DIRECTION: The listing below must be repeated word for word, with its images excluded.

AVAILABLE DATA:
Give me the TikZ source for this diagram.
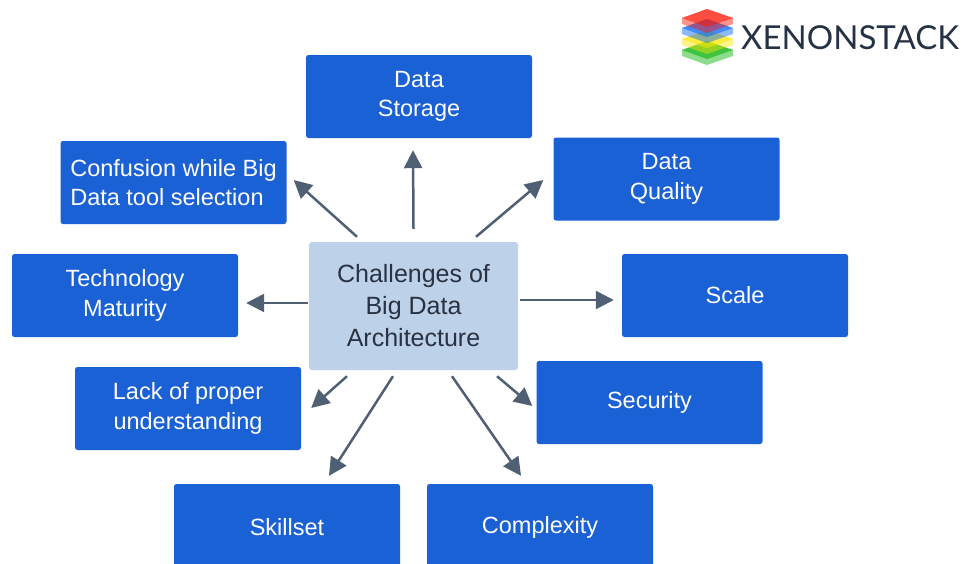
\documentclass[tikz,border=0pt]{standalone}
\usepackage{fontspec}
\setmainfont{Liberation Sans}
\newfontfamily\logofont{Lato}
\usetikzlibrary{arrows.meta}
\definecolor{boxblue}{RGB}{26,97,214}
\definecolor{paleblue}{RGB}{189,210,233}
\definecolor{arrowgrey}{RGB}{80,96,116}
\definecolor{inkdark}{RGB}{40,50,66}
\definecolor{logoink}{RGB}{37,50,68}
\tikzset{>={Triangle[length=18pt,width=18pt]}}
\tikzset{
    challenge/.style={fill=boxblue,text=white,rounded corners=2.5pt,minimum width=226pt,
        minimum height=83pt,align=center,inner sep=0pt,font=\fontsize{23.5}{29.5}\selectfont},
    hub/.style={fill=paleblue,text=inkdark,rounded corners=3pt,minimum width=209pt,
        minimum height=128pt,align=center,inner sep=0pt,font=\fontsize{25}{32}\selectfont},
    link/.style={->,draw=arrowgrey,line width=2.5pt}
}

\begin{document}
\begin{tikzpicture}[x=1pt,y=-1pt]
    \clip (0,0) rectangle (977,563);
    \fill[white] (0,0) rectangle (977,563);
    % logo layers
    \foreach \y/\layer in {41/green!70!black,30/yellow!90!orange,19/blue!60!cyan,9/red!85!orange} {
        \fill[fill=\layer,fill opacity=.45]
        (707,\y) -- (682,\y+9) -- (682,\y+15) -- (707,\y+24) -- (733,\y+15) -- (733,\y+9) -- cycle;
        \fill[fill=\layer,fill opacity=.55]
        (707,\y) -- (682,\y+9) -- (707,\y+18) -- (733,\y+9) -- cycle;
      }
    \node[anchor=west,inner sep=0pt,text=logoink,font=\logofont\fontsize{33}{33}\selectfont] (logo)
    at (741,38) {XENONSTACK};

    \node[hub] (challenges) at (413.5,306) {Challenges of\\Big Data\\Architecture};

    \node[challenge] (storage) at (419,96.5) {Data\\Storage};
    \node[challenge] (quality) at (666.5,179) {Data\\Quality};
    \node[challenge,align=left] (confusion) at (173.5,182.5) {Confusion while Big\\Data tool selection};
    \node[challenge] (maturity) at (125,295.5) {Technology\\Maturity};
    \node[challenge] (scale) at (735,295.5) {Scale};
    \node[challenge] (understanding) at (188,408.5) {Lack of proper\\understanding};
    \node[challenge] (security) at (649.5,402.5) {Security};
    \node[challenge,minimum height=86pt] (skillset) at (287,527) {Skillset};
    \node[challenge,minimum height=86pt] (complexity) at (540,527) {Complexity};

    \draw[link] ([shift={(0,-13)}]challenges.north) -- ([shift={(-6,12)}]storage.south);
    \draw[link] ([shift={(62.5,-5)}]challenges.north) -- ([shift={(-10,1)}]quality.west);
    \draw[link] ([shift={(-56.5,-5)}]challenges.north) -- ([shift={(7,-2.5)}]confusion.east);
    \draw[link] ([shift={(-1,-3)}]challenges.west) -- ([shift={(8,7.5)}]maturity.east);
    \draw[link] ([shift={(2,-6)}]challenges.east) -- ([shift={(-8,4.5)}]scale.west);
    \draw[link] ([shift={(-66.5,6)}]challenges.south) -- ([shift={(10,-.5)}]understanding.east);
    \draw[link] ([shift={(-20.5,6)}]challenges.south) -- ([shift={(42,-8)}]skillset.north);
    \draw[link] ([shift={(38.5,6)}]challenges.south) -- ([shift={(-19,-8)}]complexity.north);
    \draw[link] ([shift={(83.5,6)}]challenges.south) -- ([shift={(-4,3.5)}]security.west);
  \end{tikzpicture}
\end{document}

TASK RESPONSE:
Give me the TikZ source for this diagram.
\documentclass[tikz,border=0pt]{standalone}
\usepackage{fontspec}
\setmainfont{Liberation Sans}
\newfontfamily\logofont{Lato}
\usetikzlibrary{arrows.meta}
\definecolor{boxblue}{RGB}{26,97,214}
\definecolor{paleblue}{RGB}{189,210,233}
\definecolor{arrowgrey}{RGB}{80,96,116}
\definecolor{inkdark}{RGB}{40,50,66}
\definecolor{logoink}{RGB}{37,50,68}
\tikzset{>={Triangle[length=18pt,width=18pt]}}
\tikzset{
    challenge/.style={fill=boxblue,text=white,rounded corners=2.5pt,minimum width=226pt,
        minimum height=83pt,align=center,inner sep=0pt,font=\fontsize{23.5}{29.5}\selectfont},
    hub/.style={fill=paleblue,text=inkdark,rounded corners=3pt,minimum width=209pt,
        minimum height=128pt,align=center,inner sep=0pt,font=\fontsize{25}{32}\selectfont},
    link/.style={->,draw=arrowgrey,line width=2.5pt}
}

\begin{document}
\begin{tikzpicture}[x=1pt,y=-1pt]
    \clip (0,0) rectangle (977,563);
    \fill[white] (0,0) rectangle (977,563);
    % logo layers
    \foreach \y/\layer in {41/green!70!black,30/yellow!90!orange,19/blue!60!cyan,9/red!85!orange} {
        \fill[fill=\layer,fill opacity=.45]
        (707,\y) -- (682,\y+9) -- (682,\y+15) -- (707,\y+24) -- (733,\y+15) -- (733,\y+9) -- cycle;
        \fill[fill=\layer,fill opacity=.55]
        (707,\y) -- (682,\y+9) -- (707,\y+18) -- (733,\y+9) -- cycle;
      }
    \node[anchor=west,inner sep=0pt,text=logoink,font=\logofont\fontsize{33}{33}\selectfont] (logo)
    at (741,38) {XENONSTACK};

    \node[hub] (challenges) at (413.5,306) {Challenges of\\Big Data\\Architecture};

    \node[challenge] (storage) at (419,96.5) {Data\\Storage};
    \node[challenge] (quality) at (666.5,179) {Data\\Quality};
    \node[challenge,align=left] (confusion) at (173.5,182.5) {Confusion while Big\\Data tool selection};
    \node[challenge] (maturity) at (125,295.5) {Technology\\Maturity};
    \node[challenge] (scale) at (735,295.5) {Scale};
    \node[challenge] (understanding) at (188,408.5) {Lack of proper\\understanding};
    \node[challenge] (security) at (649.5,402.5) {Security};
    \node[challenge,minimum height=86pt] (skillset) at (287,527) {Skillset};
    \node[challenge,minimum height=86pt] (complexity) at (540,527) {Complexity};

    \draw[link] ([shift={(0,-13)}]challenges.north) -- ([shift={(-6,12)}]storage.south);
    \draw[link] ([shift={(62.5,-5)}]challenges.north) -- ([shift={(-10,1)}]quality.west);
    \draw[link] ([shift={(-56.5,-5)}]challenges.north) -- ([shift={(7,-2.5)}]confusion.east);
    \draw[link] ([shift={(-1,-3)}]challenges.west) -- ([shift={(8,7.5)}]maturity.east);
    \draw[link] ([shift={(2,-6)}]challenges.east) -- ([shift={(-8,4.5)}]scale.west);
    \draw[link] ([shift={(-66.5,6)}]challenges.south) -- ([shift={(10,-.5)}]understanding.east);
    \draw[link] ([shift={(-20.5,6)}]challenges.south) -- ([shift={(42,-8)}]skillset.north);
    \draw[link] ([shift={(38.5,6)}]challenges.south) -- ([shift={(-19,-8)}]complexity.north);
    \draw[link] ([shift={(83.5,6)}]challenges.south) -- ([shift={(-4,3.5)}]security.west);
  \end{tikzpicture}
\end{document}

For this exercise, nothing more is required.